> **DATA EXCERPT**:
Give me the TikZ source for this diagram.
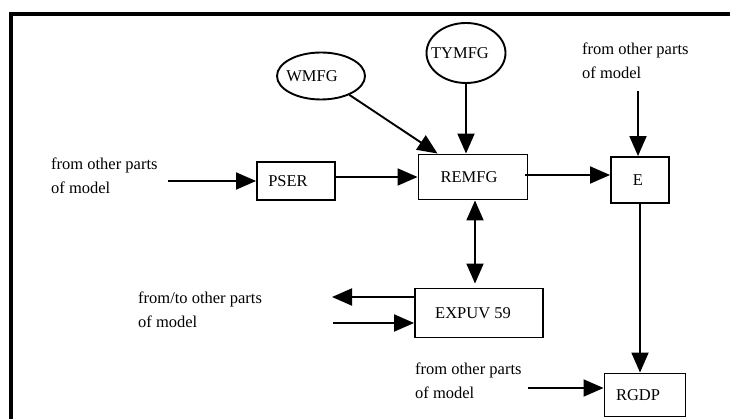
\documentclass[tikz,border=0pt]{standalone}
\usepackage{fontspec}
\setmainfont{Liberation Serif}
\usetikzlibrary{arrows.meta,shapes.geometric,calc}
\begin{document}
\begin{tikzpicture}[x=1pt,y=-1pt, font=\fontsize{16.5}{24}\selectfont,
  box/.style={draw, line width=1.9pt, inner sep=0pt},
  oval/.style={ellipse, draw, line width=1.9pt, inner sep=0pt},
  tip/.tip={Triangle[length=20pt,width=17pt]},
  arr/.style={line width=1.9pt, -tip},
  dblarr/.style={line width=1.9pt, tip-tip},
  lbl/.style={anchor=base west, inner sep=0pt}]
\useasboundingbox (0,0) rectangle (730,419);
% frame
\draw[line width=3.5pt, line join=miter] (11,425) -- (11,14) -- (735,14);
% boxes
\node[box, minimum width=78pt, minimum height=38pt] (pser) at (296,181) {PSER\hspace*{16pt}};
\node[box, minimum width=109pt, minimum height=45pt] (remfg) at (473,177) {REMFG\hspace*{8pt}};
\node[box, minimum width=58pt, minimum height=46pt] (e) at (640,180) {E\hspace*{4pt}};
\node[box, minimum width=128pt, minimum height=49pt] (expuv) at (479,313) {EXPUV 59\hspace*{12pt}};
\node[box, minimum width=81pt, minimum height=43pt] (rgdp) at (645,395) {RGDP\hspace*{14pt}};
\node[oval, minimum width=88pt, minimum height=47pt] (wmfg) at (321,76) {\makebox[0pt]{WMFG\hspace*{18pt}}};
\node[oval, minimum width=79pt, minimum height=60pt] (tymfg) at (466,53) {\makebox[0pt]{TYMFG\hspace*{12pt}}};
% labels
\node[lbl] (t1) at (51,170) {\begin{tabular}[t]{@{}l@{}}from other parts\\of model\end{tabular}};
\node[lbl] (t2) at (582,55) {\begin{tabular}[t]{@{}l@{}}from other parts\\of model\end{tabular}};
\node[lbl] (t3) at (138,304) {\begin{tabular}[t]{@{}l@{}}from/to other parts\\of model\end{tabular}};
\node[lbl] (t4) at (415,374) {\begin{tabular}[t]{@{}l@{}}from other parts\\of model\end{tabular}};
% connectors
\coordinate (inL) at (168,181);
\draw[arr] (inL) -- (pser.west);
\draw[arr] (pser.east |- remfg.west) -- (remfg.west);
\draw[arr] (wmfg) -- ([xshift=20pt]remfg.north west);
\draw[arr] (tymfg.south) -- (tymfg.south |- remfg.north);
\draw[arr] ([xshift=-3pt,yshift=2pt]remfg.east) -- ([yshift=2pt]e.west |- remfg.east);
\coordinate (inE) at (638,91);
\draw[arr] (inE) -- (inE |- e.north);
\draw[arr] (e.south) -- (e.south |- rgdp.north);
\draw[dblarr] ([xshift=2pt]remfg.south) -- ([xshift=2pt,yshift=4pt]remfg.south |- expuv.north);
\coordinate (outX) at (332,297);
\draw[arr] (outX -| expuv.west) -- (outX);
\coordinate (inX) at (333,323);
\draw[arr] (inX) -- (inX -| expuv.west);
\coordinate (inR) at (528,388);
\draw[arr] (inR) -- (inR -| rgdp.west);
\end{tikzpicture}
\end{document}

> **PROBLEM TO SOLVE**: Omit each picture, then return all of the listing exactly as it stands.

> **EXERCISE SOLUTION**:
Give me the TikZ source for this diagram.
\documentclass[tikz,border=0pt]{standalone}
\usepackage{fontspec}
\setmainfont{Liberation Serif}
\usetikzlibrary{arrows.meta,shapes.geometric,calc}
\begin{document}
\begin{tikzpicture}[x=1pt,y=-1pt, font=\fontsize{16.5}{24}\selectfont,
  box/.style={draw, line width=1.9pt, inner sep=0pt},
  oval/.style={ellipse, draw, line width=1.9pt, inner sep=0pt},
  tip/.tip={Triangle[length=20pt,width=17pt]},
  arr/.style={line width=1.9pt, -tip},
  dblarr/.style={line width=1.9pt, tip-tip},
  lbl/.style={anchor=base west, inner sep=0pt}]
\useasboundingbox (0,0) rectangle (730,419);
% frame
\draw[line width=3.5pt, line join=miter] (11,425) -- (11,14) -- (735,14);
% boxes
\node[box, minimum width=78pt, minimum height=38pt] (pser) at (296,181) {PSER\hspace*{16pt}};
\node[box, minimum width=109pt, minimum height=45pt] (remfg) at (473,177) {REMFG\hspace*{8pt}};
\node[box, minimum width=58pt, minimum height=46pt] (e) at (640,180) {E\hspace*{4pt}};
\node[box, minimum width=128pt, minimum height=49pt] (expuv) at (479,313) {EXPUV 59\hspace*{12pt}};
\node[box, minimum width=81pt, minimum height=43pt] (rgdp) at (645,395) {RGDP\hspace*{14pt}};
\node[oval, minimum width=88pt, minimum height=47pt] (wmfg) at (321,76) {\makebox[0pt]{WMFG\hspace*{18pt}}};
\node[oval, minimum width=79pt, minimum height=60pt] (tymfg) at (466,53) {\makebox[0pt]{TYMFG\hspace*{12pt}}};
% labels
\node[lbl] (t1) at (51,170) {\begin{tabular}[t]{@{}l@{}}from other parts\\of model\end{tabular}};
\node[lbl] (t2) at (582,55) {\begin{tabular}[t]{@{}l@{}}from other parts\\of model\end{tabular}};
\node[lbl] (t3) at (138,304) {\begin{tabular}[t]{@{}l@{}}from/to other parts\\of model\end{tabular}};
\node[lbl] (t4) at (415,374) {\begin{tabular}[t]{@{}l@{}}from other parts\\of model\end{tabular}};
% connectors
\coordinate (inL) at (168,181);
\draw[arr] (inL) -- (pser.west);
\draw[arr] (pser.east |- remfg.west) -- (remfg.west);
\draw[arr] (wmfg) -- ([xshift=20pt]remfg.north west);
\draw[arr] (tymfg.south) -- (tymfg.south |- remfg.north);
\draw[arr] ([xshift=-3pt,yshift=2pt]remfg.east) -- ([yshift=2pt]e.west |- remfg.east);
\coordinate (inE) at (638,91);
\draw[arr] (inE) -- (inE |- e.north);
\draw[arr] (e.south) -- (e.south |- rgdp.north);
\draw[dblarr] ([xshift=2pt]remfg.south) -- ([xshift=2pt,yshift=4pt]remfg.south |- expuv.north);
\coordinate (outX) at (332,297);
\draw[arr] (outX -| expuv.west) -- (outX);
\coordinate (inX) at (333,323);
\draw[arr] (inX) -- (inX -| expuv.west);
\coordinate (inR) at (528,388);
\draw[arr] (inR) -- (inR -| rgdp.west);
\end{tikzpicture}
\end{document}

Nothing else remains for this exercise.